The same technology that adds fizz to soda can now be used to remove particles from dirty water. Researchers at Princeton University have found a technique for using carbon dioxide in a low-cost water treatment system that eliminates the need for costly and complex filters.
The system injects CO2 gas into a stream of water as a method of filtering out particles. The gas, which mixes with the water in a system of channels, temporarily changes the water's chemistry. The chemical changes cause the contaminating particles to move to one side of the channel depending on their electrical charge. By taking advantage of this migration, the researchers are able to split the water stream and filter out suspended particles.
"You could potentially use this to clean water from a pond or river that has bacteria and dirt particles," said Sangwoo Shin, an assistant professor of mechanical engineering at the University of Hawaii at Manoa. Shin, the lead author of a paper describing the process, performed the research as a post-doctoral researcher in the laboratory of Howard Stone, the Donald R. Dixon '69 and Elizabeth W. Dixon Professor of Mechanical and Aerospace Engineering at Princeton.

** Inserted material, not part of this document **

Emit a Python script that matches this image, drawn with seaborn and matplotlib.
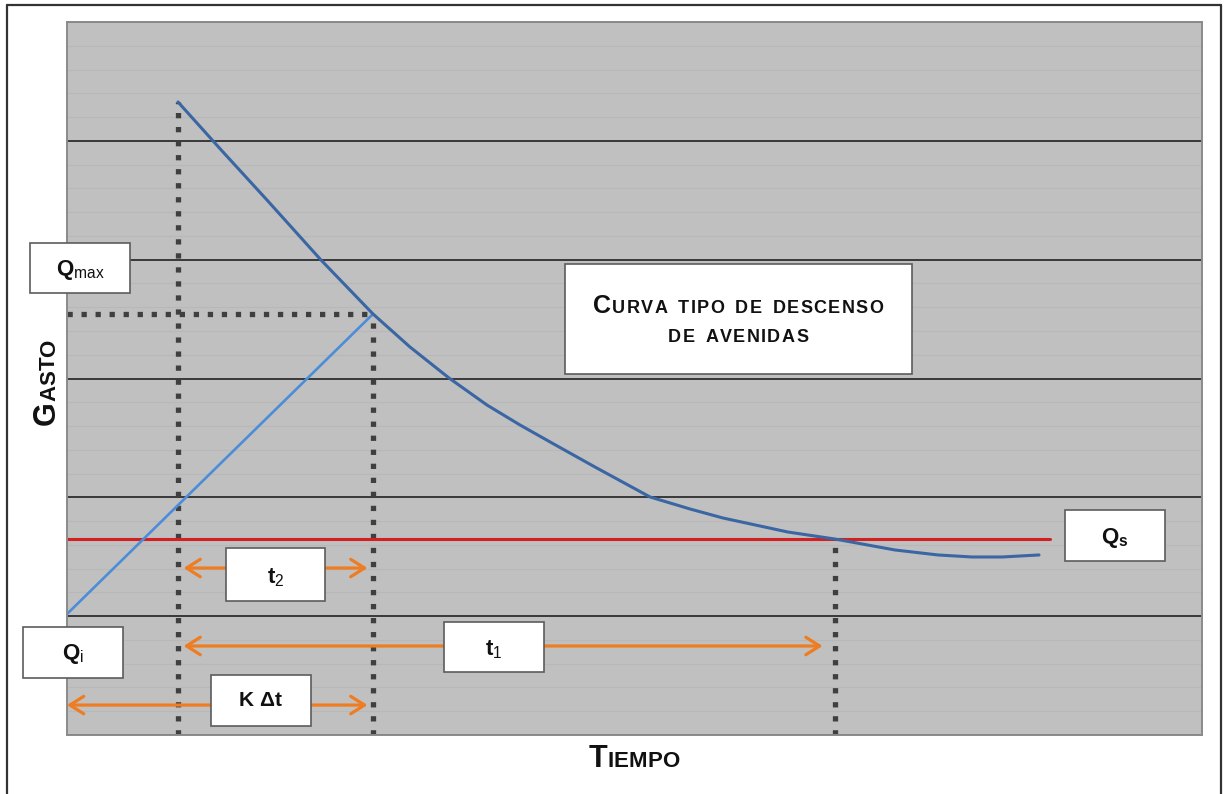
import matplotlib
matplotlib.use("Agg")
import matplotlib.pyplot as plt
import seaborn as sns
import pandas as pd
from matplotlib.patches import Rectangle
from matplotlib.lines import Line2D
from matplotlib.font_manager import FontProperties, findfont, get_font

# ---- hydrograph values (time in arbitrary units, discharge in arbitrary units) ----
peak_t, peak_q = 0.978, 5.327          # Qmax
cross_t, cross_q = 2.696, 3.543        # end of the rising limb on the recession curve
qi = 1.018                             # Qi, initial discharge
qs = 1.649                             # Qs, base discharge
qs_t = 6.767                           # time where the recession meets Qs
qs_end_t = 8.66                        # extent of the Qs line

decay_t = [0.978, 1.366, 1.762, 2.238, 2.696, 3.022, 3.366, 3.700, 3.991, 4.273,
           4.652, 5.137, 5.489, 5.780, 6.352, 6.767, 7.295, 7.674, 7.974, 8.238, 8.564]
decay_q = [5.327, 4.915, 4.502, 3.997, 3.543, 3.265, 3.004, 2.777, 2.609, 2.457,
           2.255, 2.003, 1.902, 1.826, 1.708, 1.649, 1.557, 1.515, 1.498, 1.498, 1.515]

x_range = (0, 10)
y_range = (0, 6)

W, H = 1224, 794
sns.set_style("white", {"axes.facecolor": "#c0c0c0", "axes.edgecolor": "#8a8a8a"})
plt.rcParams["font.family"] = ["Liberation Sans", "DejaVu Sans"]
plt.rcParams["mathtext.fontset"] = "custom"
plt.rcParams["mathtext.bf"] = "Liberation Sans:bold"
plt.rcParams["mathtext.rm"] = "Liberation Sans"
plt.rcParams["lines.scale_dashes"] = False

fig = plt.figure(figsize=(W / 100, H / 100), dpi=100)
fig.patch.set_facecolor("white")


def fx(px):
    return px / W


def fy(py):
    return 1 - py / H


ax = fig.add_axes([fx(67), fy(735), fx(1202) - fx(67), fy(22) - fy(735)])
ax.set_xlim(*x_range)
ax.set_ylim(*y_range)
ax.set_yticks(range(y_range[0], y_range[1] + 1))
ax.set_yticks([i * 0.2 for i in range(0, 31)], minor=True)
ax.set_xticks([])
ax.grid(False)
ax.grid(True, which="minor", axis="y", color="#b8b8b8", lw=0.8)
ax.grid(True, which="major", axis="y", color="#222222", lw=1.2)
ax.set_axisbelow(True)
ax.tick_params(which="both", length=0, labelleft=False, labelbottom=False)
for s in ax.spines.values():
    s.set_color("#8a8a8a")
    s.set_linewidth(1.4)


def guide(xs, ys):
    sns.lineplot(x=xs, y=ys, color="#3f3f3f", estimator=None, sort=False,
                 ax=ax, legend=False)
    ln = ax.lines[-1]
    ln.set_linewidth(3.8)
    ln.set_linestyle((0, (3.8, 6.3)))
    ln.set_dash_capstyle("butt")


# dotted guide lines
guide([peak_t, peak_t], [0, peak_q])
guide([cross_t, cross_t], [0, cross_q])
guide([0, cross_t], [cross_q, cross_q])
guide([qs_t, qs_t], [0, qs])

# base discharge
sns.lineplot(x=[0, qs_end_t], y=[qs, qs], color="#d21f1f", linewidth=2.2,
             estimator=None, sort=False, ax=ax, legend=False)

# rising limb
sns.lineplot(x=[0, cross_t], y=[qi, cross_q], color="#4b8dd8", linewidth=1.9,
             estimator=None, sort=False, ax=ax, legend=False)

# recession curve
decay = pd.DataFrame({"t": decay_t, "q": decay_q})
sns.lineplot(data=decay, x="t", y="q", color="#3a66a3", linewidth=2.2,
             estimator=None, sort=False, ax=ax, legend=False)
ax.lines[-1].set_solid_joinstyle("round")
ax.set_xlabel("")
ax.set_ylabel("")

# double-headed time arrows
orange = "#ee7d22"


def span(x0, x1, y, shrink_a=4, shrink_b=4):
    ax.annotate("", xy=(x1, y), xytext=(x0, y), xycoords="data",
                arrowprops=dict(arrowstyle="<->,head_length=0.55,head_width=0.35",
                                color=orange, lw=2.3, mutation_scale=18,
                                shrinkA=shrink_a, shrinkB=shrink_b),
                annotation_clip=False, zorder=5)


span(peak_t, cross_t, 1.405)
span(peak_t, qs_t, 0.749, 4, 9)
span(0, cross_t, 0.252, 0, 4)


# label boxes (pixel rectangles in figure space)
def box(x0, y0, x1, y1, label=None, size=16, dy=0):
    fig.patches.append(Rectangle((fx(x0), fy(y1)), fx(x1) - fx(x0), fy(y0) - fy(y1),
                                 transform=fig.transFigure, facecolor="white",
                                 edgecolor="#5c5c5c", lw=1.2, zorder=10))
    if label is not None:
        fig.text(fx((x0 + x1) / 2), fy((y0 + y1) / 2 + dy), label, fontsize=size,
                 ha="center", va="center", color="#111111", zorder=11)


box(30, 243, 130, 293, r"$\mathbf{Q}_{\mathrm{max}}$", 16, 2)
box(23, 627, 123, 678, r"$\mathbf{Q}_{\mathrm{i}}$", 16, 2)
box(1065, 510, 1165, 561, r"$\mathbf{Q}_{\mathbf{s}}$", 16, 2)
box(226, 548, 325, 601, r"$\mathbf{t}_{\mathrm{2}}$", 16, 3)
box(444, 622, 544, 672, r"$\mathbf{t}_{\mathrm{1}}$", 16, 3)
box(211, 675, 311, 726, r"$\mathbf{K\ \Delta t}$", 15)
box(565, 264, 912, 374)

# small-caps text drawn letter by letter
_bold = get_font(findfont(FontProperties(family="Liberation Sans", weight="bold")))


def advance(ch, size):
    _bold.set_size(size, 100)
    g = _bold.load_char(ord(ch))
    return g.linearHoriAdvance / 65536.0


def smallcaps(runs, cx, cy, tracking=0.0, word_gap=0.0, rotation=0):
    items, total = [], 0.0
    for text, size in runs:
        for ch in text:
            items.append((ch, size, total))
            total += advance(ch, size) + tracking + (word_gap if ch == " " else 0)
    total -= tracking
    start = -total / 2
    for ch, size, off in items:
        if ch == " ":
            continue
        d = start + off
        if rotation == 0:
            x, y = cx + d, cy
        else:
            x, y = cx, cy - d
        fig.text(fx(x), fy(y), ch, fontsize=size, fontweight="bold",
                 family="Liberation Sans", color="#111111", rotation=rotation,
                 rotation_mode="anchor", ha="left", va="baseline", zorder=12)


smallcaps([("C", 18), ("URVA TIPO DE DESCENSO", 13)], 738, 313, tracking=1.4, word_gap=3)
smallcaps([("DE AVENIDAS", 13)], 738, 342, tracking=1.4, word_gap=3)
smallcaps([("T", 22), ("IEMPO", 16)], 634, 767)
smallcaps([("G", 22), ("ASTO", 16)], 55, 382, rotation=90)

# outer frame
frame = dict(color="#333333", lw=1.6, transform=fig.transFigure)
fig.lines.append(Line2D([fx(7), fx(7)], [0, fy(5)], **frame))
fig.lines.append(Line2D([fx(7), fx(1221)], [fy(5), fy(5)], **frame))
fig.lines.append(Line2D([fx(1221), fx(1221)], [0, fy(5)], **frame))

fig.savefig("out.png", dpi=100, facecolor="white")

In a paper published May 2 in the journal Nature Communications, the researchers describe how they built a laboratory-scale filter that removed particles three orders of magnitude (1,000-fold) more efficiently than conventional microfiltration systems. The system is low energy, with bottled carbon dioxide as the only moving part (besides the pump responsible for the flow), and has no physical filter or membrane that can clog or require replacement.
Carbon dioxide alters water's chemistry by making it slightly more acidic: the tart taste of carbonic acid is familiar in most sodas, and its absence is a reason for flat soda's unpleasant flavor. In chemical terms, the acidity means that when CO2 dissolves in water it creates charged particles called ions. One of those ions, a positively charged hydrogen atom, moves very quickly through the water solution. Another, a negatively charged bicarbonate molecule, moves more slowly. The ions' movement through the water creates a subtle electric field; this field draws particles in the water — which have either negative or positive charges of their own — toward one side of the water stream.
Because most contaminants have some amount of surface charge, the electric field is an effective way to strain them from water. The researchers' device takes advantage of this electric sorting by drawing the contaminants to one side of the flow and then splitting the water into two channels. One path carries water containing the contaminating particles and the other holds clean water. Because the system does not have a membrane or a mechanical filter, clogging is not a problem.
To maintain the electric field, the researchers needed to keep the ions moving through the water channels. They accomplished this by making the channel walls out of material that is permeable to carbon dioxide, in this case silicone rubber (polydimethylsiloxane). Pressurized carbon dioxide diffuses through one wall of the channel and permeates out the other side. Shin said if the channel is enclosed, designers could capture the carbon dioxide gas for later use. When finished, the dissolved CO2 can be easily removed by exposing the water to the air so that the water contains only normal levels of carbon dioxide; it is not carbonated.
The researchers thought of the technique while examining the motion of colloidal particles in a salt gradient — a term for the interface between bodies of salt and fresh water. In a salt gradient, the difference in chemistry of the two solutions causes pressure on particles. Shin said the researchers were observing the motion of charged particles in the salt water when they realized the phenomenon could be useful as a filter.
Salt — sodium chloride — would not be useful for water purification because the salt would remain in the water after filtration. So the researchers thought to substitute carbon dioxide because it is cheap, not harmful for humans to ingest and as easy to remove from water as opening a can of soda.
The researchers said using a soluble gas as a method of controlling particles in a solution could lead to other industrial or scientific applications beyond water filtration. "The principles being explored in this research we hope will also be impactful in other research areas," Stone said.
Shin said the CO2 system could be particularly useful in the developing world because it does not require the installation and replacement of filters. The idea may be useful for portable systems. It is also relatively low cost, only requiring a canned source of carbon dioxide to use.
"It is definitely able to scale up to a hundred liters per hour, which meets a practical household standard," Shin said.
Another use would be as a supplement to a desalinization plant. Many types of desalinization use membranes to strain out salt molecules, but biological particles including viruses and bacteria are able to pass through the membranes. Shin said the carbon dioxide system could strain out the particles before or after the water passes through the desalinization membrane, reducing the need to treat the water with chemicals such as chlorine.
Shin is now working on methods to scale the system for possible use in water treatment plants to supply larger communities. He said the basic science works, but further engineering is needed to create a large-scale carbon dioxide filter.
"In Hawaii, we have a fresh water problem," he said. "We hope to scale up the device to help solve it."
Besides Shin and Stone, the researchers include Orest Shardt, who worked on the project as a co-lead author while at Princeton and is now a lecturer at the University of Limerick in Ireland; and Patrick Warren of Unilever. Support for the project was provided in part by Unilever Research, the Natural Sciences and Engineering Research Council of Canada, and the Princeton Environmental Institute.